* _Task requirements_
Quote exactly, and only, the lines from the one with "What seaborn and" down to the one with "7.7, 17.6, 2]", both included.

* _Data supplied_
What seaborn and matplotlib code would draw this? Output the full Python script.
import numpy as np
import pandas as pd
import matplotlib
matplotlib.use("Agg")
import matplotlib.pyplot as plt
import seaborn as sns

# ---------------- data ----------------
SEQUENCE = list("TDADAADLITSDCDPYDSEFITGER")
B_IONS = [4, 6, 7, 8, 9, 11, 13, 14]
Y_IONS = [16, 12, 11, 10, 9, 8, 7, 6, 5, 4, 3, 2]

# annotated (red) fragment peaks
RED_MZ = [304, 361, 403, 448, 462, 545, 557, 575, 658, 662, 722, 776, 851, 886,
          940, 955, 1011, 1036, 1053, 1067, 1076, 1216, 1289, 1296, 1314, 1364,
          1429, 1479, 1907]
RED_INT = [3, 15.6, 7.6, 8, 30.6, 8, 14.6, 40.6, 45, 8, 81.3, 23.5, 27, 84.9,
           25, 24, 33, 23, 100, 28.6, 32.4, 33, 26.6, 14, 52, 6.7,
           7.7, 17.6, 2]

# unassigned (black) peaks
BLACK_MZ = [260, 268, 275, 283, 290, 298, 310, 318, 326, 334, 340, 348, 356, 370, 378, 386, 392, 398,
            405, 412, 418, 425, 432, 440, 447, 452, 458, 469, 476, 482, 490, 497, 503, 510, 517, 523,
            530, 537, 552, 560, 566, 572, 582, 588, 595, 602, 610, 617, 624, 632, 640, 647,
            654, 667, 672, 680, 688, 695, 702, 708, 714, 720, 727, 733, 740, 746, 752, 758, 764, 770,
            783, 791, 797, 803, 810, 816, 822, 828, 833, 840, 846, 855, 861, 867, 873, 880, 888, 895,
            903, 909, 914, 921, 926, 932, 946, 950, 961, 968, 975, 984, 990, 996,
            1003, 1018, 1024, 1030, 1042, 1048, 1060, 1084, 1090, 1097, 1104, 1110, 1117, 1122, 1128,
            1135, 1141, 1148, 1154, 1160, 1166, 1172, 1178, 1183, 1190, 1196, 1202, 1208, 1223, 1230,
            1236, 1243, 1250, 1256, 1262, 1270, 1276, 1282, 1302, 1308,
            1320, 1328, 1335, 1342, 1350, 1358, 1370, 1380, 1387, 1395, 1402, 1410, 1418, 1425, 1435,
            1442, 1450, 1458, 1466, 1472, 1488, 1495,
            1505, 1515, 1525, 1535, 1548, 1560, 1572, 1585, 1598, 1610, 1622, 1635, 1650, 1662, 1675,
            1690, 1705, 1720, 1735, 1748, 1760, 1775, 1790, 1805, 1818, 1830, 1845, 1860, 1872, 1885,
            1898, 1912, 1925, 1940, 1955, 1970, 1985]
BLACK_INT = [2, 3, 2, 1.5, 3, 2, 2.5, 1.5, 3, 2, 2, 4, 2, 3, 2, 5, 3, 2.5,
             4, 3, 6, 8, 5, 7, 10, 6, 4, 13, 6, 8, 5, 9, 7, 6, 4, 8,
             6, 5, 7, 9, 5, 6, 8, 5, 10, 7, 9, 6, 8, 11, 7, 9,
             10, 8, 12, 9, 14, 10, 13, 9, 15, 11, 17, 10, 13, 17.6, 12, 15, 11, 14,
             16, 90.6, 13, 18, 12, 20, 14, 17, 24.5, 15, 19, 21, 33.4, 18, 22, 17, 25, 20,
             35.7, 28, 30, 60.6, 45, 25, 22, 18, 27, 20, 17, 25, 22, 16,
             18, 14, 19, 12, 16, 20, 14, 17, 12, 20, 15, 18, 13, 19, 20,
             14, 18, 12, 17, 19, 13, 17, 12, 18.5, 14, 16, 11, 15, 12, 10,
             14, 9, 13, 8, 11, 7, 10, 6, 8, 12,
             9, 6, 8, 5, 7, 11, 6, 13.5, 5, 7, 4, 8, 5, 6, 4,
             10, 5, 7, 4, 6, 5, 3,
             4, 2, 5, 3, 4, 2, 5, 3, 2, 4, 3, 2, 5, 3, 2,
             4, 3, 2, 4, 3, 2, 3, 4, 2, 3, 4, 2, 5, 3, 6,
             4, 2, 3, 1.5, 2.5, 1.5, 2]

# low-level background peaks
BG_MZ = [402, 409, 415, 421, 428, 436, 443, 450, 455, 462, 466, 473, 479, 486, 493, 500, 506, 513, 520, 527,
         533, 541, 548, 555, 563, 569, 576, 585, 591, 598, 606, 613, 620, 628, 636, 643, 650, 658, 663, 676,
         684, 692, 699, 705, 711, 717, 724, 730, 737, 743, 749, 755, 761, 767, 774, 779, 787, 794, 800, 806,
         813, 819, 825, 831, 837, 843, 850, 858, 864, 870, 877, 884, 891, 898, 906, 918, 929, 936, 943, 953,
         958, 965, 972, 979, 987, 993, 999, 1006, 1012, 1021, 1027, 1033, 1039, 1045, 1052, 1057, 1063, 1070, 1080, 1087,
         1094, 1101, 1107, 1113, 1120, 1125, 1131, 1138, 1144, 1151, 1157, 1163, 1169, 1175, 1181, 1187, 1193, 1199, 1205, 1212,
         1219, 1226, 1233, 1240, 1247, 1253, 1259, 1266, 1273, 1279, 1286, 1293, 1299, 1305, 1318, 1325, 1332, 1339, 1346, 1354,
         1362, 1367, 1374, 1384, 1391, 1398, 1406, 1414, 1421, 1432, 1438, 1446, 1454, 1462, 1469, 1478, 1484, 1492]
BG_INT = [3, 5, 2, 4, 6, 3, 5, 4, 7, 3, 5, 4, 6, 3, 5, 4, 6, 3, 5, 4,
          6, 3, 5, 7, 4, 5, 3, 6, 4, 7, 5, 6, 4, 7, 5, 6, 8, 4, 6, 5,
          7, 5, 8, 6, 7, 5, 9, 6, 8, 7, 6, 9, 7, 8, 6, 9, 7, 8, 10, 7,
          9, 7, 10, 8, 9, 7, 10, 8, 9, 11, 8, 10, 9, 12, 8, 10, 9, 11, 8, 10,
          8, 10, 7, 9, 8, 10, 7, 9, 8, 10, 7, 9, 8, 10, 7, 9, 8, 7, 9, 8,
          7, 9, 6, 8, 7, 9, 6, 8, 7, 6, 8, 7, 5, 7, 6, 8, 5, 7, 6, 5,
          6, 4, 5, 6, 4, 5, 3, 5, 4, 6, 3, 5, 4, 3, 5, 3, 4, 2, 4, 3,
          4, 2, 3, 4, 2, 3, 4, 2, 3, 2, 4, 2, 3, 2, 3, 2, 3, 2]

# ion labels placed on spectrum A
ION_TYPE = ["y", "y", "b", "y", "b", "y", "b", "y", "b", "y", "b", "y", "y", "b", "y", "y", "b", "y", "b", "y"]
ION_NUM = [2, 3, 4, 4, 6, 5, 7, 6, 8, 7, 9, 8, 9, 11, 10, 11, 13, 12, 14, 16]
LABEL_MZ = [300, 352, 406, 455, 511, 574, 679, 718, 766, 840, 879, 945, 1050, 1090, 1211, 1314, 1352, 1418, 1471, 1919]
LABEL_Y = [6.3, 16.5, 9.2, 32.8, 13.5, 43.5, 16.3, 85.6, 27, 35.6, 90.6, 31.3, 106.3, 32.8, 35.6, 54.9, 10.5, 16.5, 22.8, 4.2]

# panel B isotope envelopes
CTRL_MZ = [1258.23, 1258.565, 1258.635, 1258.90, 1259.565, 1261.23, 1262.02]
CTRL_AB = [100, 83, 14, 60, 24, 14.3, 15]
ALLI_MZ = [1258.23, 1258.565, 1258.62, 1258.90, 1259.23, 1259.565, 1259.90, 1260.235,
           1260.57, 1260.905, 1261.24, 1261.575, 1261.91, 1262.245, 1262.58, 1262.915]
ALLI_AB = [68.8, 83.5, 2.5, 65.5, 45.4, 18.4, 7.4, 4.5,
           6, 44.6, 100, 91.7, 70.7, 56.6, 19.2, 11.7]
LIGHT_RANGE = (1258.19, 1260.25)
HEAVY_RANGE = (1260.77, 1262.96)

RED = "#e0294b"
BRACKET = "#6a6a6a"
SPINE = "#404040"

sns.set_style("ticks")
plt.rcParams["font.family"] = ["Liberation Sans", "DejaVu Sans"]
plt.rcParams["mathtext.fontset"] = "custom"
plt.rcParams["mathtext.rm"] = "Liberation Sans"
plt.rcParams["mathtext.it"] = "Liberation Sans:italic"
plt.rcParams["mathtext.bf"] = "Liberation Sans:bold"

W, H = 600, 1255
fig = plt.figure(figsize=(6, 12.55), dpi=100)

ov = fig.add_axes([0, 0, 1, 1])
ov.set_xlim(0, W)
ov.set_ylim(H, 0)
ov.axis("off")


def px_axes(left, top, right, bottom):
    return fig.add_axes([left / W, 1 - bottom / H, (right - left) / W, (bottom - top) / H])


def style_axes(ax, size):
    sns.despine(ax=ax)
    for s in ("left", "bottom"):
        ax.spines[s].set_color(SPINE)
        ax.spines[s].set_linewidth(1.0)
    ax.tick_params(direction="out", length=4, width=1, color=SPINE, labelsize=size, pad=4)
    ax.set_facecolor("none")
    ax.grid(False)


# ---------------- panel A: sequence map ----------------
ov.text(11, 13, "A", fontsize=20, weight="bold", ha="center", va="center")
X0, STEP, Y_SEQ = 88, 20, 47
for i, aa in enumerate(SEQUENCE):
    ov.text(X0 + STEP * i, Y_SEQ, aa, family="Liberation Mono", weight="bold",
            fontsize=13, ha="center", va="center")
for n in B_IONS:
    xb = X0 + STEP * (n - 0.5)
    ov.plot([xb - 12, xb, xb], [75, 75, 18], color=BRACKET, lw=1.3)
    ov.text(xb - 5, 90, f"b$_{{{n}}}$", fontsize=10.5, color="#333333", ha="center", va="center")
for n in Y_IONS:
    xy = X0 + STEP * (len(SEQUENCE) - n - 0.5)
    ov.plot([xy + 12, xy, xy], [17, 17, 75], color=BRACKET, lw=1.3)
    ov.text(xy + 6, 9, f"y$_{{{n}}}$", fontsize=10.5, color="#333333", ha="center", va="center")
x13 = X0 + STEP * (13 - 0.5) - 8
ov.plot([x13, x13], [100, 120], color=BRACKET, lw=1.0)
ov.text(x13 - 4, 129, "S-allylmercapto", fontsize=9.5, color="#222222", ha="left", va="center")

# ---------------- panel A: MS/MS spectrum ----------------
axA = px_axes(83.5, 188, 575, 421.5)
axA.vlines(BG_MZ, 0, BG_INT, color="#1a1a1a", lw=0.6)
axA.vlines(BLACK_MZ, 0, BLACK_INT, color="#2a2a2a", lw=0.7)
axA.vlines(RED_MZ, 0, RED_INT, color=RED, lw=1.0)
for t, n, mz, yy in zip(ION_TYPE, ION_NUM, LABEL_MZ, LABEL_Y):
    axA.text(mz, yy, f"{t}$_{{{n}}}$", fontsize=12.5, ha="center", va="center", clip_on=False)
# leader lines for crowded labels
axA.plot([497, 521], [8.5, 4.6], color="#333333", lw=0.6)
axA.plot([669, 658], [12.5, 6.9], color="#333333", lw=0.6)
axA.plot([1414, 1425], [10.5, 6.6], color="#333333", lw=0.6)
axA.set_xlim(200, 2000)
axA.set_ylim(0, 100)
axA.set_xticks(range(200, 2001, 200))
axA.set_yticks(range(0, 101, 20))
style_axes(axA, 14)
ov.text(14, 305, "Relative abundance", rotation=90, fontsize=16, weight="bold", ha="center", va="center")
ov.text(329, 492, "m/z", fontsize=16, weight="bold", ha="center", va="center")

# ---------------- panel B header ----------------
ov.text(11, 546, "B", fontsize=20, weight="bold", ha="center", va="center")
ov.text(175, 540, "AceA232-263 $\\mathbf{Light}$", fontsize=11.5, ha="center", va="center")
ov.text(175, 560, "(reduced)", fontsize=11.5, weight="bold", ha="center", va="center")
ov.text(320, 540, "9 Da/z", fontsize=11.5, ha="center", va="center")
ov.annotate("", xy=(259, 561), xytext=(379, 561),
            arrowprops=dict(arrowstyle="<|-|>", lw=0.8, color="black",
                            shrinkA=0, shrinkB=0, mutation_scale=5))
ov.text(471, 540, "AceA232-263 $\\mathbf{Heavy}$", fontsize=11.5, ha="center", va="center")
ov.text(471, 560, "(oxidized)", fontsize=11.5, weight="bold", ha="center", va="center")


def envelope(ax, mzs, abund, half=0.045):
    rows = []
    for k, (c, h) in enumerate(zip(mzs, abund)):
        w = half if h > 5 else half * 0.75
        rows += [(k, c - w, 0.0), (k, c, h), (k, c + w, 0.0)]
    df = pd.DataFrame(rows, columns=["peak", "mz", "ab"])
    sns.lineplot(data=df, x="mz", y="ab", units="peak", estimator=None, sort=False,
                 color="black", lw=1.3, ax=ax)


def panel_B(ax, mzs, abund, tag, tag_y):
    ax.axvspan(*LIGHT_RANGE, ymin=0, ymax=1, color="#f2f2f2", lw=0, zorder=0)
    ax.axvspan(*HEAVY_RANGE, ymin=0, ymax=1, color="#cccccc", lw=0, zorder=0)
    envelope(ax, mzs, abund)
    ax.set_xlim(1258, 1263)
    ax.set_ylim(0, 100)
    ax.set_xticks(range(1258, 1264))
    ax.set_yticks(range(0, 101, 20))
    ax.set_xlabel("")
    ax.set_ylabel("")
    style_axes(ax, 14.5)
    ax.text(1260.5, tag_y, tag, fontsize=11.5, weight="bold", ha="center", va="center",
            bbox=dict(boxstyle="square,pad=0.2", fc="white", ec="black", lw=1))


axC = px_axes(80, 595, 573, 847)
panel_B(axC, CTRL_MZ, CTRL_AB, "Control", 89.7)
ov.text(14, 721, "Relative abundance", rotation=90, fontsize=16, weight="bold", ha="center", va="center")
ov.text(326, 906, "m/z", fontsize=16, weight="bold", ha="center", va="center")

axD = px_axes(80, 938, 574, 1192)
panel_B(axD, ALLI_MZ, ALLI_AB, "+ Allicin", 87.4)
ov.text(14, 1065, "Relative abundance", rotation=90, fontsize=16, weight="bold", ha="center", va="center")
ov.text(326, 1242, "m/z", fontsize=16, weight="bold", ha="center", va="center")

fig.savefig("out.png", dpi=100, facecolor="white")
* * *
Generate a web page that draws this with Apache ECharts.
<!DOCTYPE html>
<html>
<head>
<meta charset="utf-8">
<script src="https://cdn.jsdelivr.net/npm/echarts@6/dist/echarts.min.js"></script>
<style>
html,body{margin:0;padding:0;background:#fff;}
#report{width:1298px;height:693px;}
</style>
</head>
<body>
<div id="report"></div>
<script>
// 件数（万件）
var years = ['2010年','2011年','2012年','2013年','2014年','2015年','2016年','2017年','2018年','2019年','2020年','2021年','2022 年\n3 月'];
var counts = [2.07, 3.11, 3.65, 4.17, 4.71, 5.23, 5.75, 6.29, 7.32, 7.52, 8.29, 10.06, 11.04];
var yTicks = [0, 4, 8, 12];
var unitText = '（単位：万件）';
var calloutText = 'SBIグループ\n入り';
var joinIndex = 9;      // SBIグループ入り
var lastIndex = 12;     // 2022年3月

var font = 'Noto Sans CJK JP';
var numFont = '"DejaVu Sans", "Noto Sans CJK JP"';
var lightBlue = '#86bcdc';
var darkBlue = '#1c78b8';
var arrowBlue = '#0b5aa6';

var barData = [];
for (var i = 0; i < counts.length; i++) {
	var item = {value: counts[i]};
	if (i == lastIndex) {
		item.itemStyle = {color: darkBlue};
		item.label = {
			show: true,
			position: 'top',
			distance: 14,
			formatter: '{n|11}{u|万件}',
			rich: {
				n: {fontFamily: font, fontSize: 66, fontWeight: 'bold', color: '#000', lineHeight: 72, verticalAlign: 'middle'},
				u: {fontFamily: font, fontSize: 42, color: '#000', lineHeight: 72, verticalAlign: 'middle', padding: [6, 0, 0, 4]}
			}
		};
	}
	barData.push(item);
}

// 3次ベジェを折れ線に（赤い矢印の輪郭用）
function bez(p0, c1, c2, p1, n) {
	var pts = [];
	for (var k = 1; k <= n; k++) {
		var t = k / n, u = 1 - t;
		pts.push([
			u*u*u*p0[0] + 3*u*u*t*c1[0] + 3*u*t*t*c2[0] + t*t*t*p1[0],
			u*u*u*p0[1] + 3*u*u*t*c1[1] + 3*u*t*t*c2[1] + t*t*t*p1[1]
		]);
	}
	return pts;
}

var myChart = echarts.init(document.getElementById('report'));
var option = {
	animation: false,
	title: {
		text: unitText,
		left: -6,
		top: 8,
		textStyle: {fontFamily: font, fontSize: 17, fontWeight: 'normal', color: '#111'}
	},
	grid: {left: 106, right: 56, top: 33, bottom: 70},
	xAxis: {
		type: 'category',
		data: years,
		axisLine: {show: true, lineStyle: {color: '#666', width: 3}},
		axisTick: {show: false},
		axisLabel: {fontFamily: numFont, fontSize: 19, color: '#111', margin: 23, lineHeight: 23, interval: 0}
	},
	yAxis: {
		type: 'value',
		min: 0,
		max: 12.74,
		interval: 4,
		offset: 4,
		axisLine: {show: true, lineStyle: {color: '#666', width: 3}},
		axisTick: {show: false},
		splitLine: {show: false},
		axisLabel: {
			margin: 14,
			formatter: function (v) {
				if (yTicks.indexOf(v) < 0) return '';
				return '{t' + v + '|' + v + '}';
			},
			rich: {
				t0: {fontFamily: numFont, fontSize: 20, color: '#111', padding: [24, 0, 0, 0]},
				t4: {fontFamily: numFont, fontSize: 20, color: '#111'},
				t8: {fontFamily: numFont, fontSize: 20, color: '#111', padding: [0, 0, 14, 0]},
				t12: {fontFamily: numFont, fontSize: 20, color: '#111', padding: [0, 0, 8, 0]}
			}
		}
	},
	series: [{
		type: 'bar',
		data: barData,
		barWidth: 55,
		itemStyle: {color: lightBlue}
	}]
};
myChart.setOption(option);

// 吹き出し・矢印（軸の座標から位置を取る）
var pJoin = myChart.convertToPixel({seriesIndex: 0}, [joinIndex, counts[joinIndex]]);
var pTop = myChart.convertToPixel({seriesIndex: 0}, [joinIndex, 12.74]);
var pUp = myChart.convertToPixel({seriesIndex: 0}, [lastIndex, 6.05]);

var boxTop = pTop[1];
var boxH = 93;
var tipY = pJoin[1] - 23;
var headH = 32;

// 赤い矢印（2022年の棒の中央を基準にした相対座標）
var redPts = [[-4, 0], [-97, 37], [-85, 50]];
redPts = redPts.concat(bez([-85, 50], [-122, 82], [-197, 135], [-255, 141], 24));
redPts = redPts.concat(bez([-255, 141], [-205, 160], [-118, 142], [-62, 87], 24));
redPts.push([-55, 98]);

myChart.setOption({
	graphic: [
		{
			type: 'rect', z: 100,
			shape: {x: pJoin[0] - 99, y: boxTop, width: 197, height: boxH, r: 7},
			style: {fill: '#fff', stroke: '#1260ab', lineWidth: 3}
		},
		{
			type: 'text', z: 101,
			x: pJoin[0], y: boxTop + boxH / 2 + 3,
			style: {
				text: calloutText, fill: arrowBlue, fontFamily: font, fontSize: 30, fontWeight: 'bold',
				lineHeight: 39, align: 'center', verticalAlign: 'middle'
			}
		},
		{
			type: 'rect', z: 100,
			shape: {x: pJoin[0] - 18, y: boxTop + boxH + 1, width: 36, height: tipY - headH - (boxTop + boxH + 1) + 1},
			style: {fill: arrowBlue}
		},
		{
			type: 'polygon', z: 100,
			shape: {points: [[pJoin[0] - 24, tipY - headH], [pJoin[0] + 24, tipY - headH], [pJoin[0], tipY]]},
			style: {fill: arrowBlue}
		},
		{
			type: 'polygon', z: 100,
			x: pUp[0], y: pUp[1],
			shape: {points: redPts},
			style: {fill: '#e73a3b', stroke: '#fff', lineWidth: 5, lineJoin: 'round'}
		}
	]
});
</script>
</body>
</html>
==
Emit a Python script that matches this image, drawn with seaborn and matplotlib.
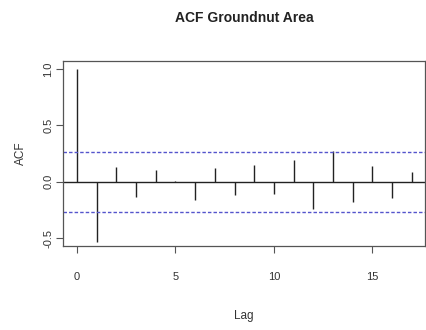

* _Reply_
What seaborn and matplotlib code would draw this? Output the full Python script.
import numpy as np
import pandas as pd
import matplotlib
matplotlib.use("Agg")
import matplotlib.pyplot as plt
import seaborn as sns

# ---------------- data ----------------
SEQUENCE = list("TDADAADLITSDCDPYDSEFITGER")
B_IONS = [4, 6, 7, 8, 9, 11, 13, 14]
Y_IONS = [16, 12, 11, 10, 9, 8, 7, 6, 5, 4, 3, 2]

# annotated (red) fragment peaks
RED_MZ = [304, 361, 403, 448, 462, 545, 557, 575, 658, 662, 722, 776, 851, 886,
          940, 955, 1011, 1036, 1053, 1067, 1076, 1216, 1289, 1296, 1314, 1364,
          1429, 1479, 1907]
RED_INT = [3, 15.6, 7.6, 8, 30.6, 8, 14.6, 40.6, 45, 8, 81.3, 23.5, 27, 84.9,
           25, 24, 33, 23, 100, 28.6, 32.4, 33, 26.6, 14, 52, 6.7,
           7.7, 17.6, 2]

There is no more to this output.